La préservation des arômes représente un autre défi majeur. Les composés aromatiques du rosé étant particulièrement fragiles, chaque manipulation doit être effectuée avec précaution. L’oxygène, ennemi des arômes frais et fruités, doit être maîtrisé à chaque étape. Ces contraintes techniques expliquent pourquoi le rosé est considéré comme le vin le plus délicat à élaborer parmi les trois couleurs. Pour apprécier pleinement un bon rosé, les experts recommandent de le servir à une température idéale entre 8°C et 12°C, dans un verre à pied légèrement évasé qui permettra aux arômes de s’exprimer tout en maintenant la fraîcheur du vin. Un rosé de qualité peut accompagner tout un repas, des entrées aux desserts fruités, en passant par les plats méditerranéens, les poissons grillés ou les viandes blanches.

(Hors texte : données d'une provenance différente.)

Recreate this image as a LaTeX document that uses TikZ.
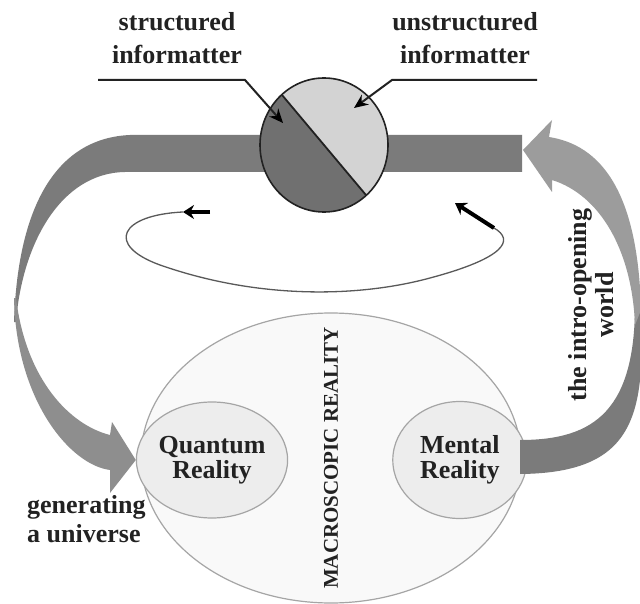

La fabrication du vin rosé, loin d’être un simple intermédiaire entre le rouge et le blanc, requiert expertise, précision et savoir-faire. Chaque méthode d’élaboration confère au vin des caractéristiques uniques, permettant aux vignerons de créer une diversité de styles répondant aux goûts variés des amateurs. Cette complexité technique et cette richesse aromatique méritent d’être redécouvertes, invitant à porter un regard plus éclairé sur cette boisson souvent sous-estimée. Le prochain verre de rosé que vous dégusterez vous semblera sans doute différent, maintenant que vous connaissez les secrets de sa fabrication.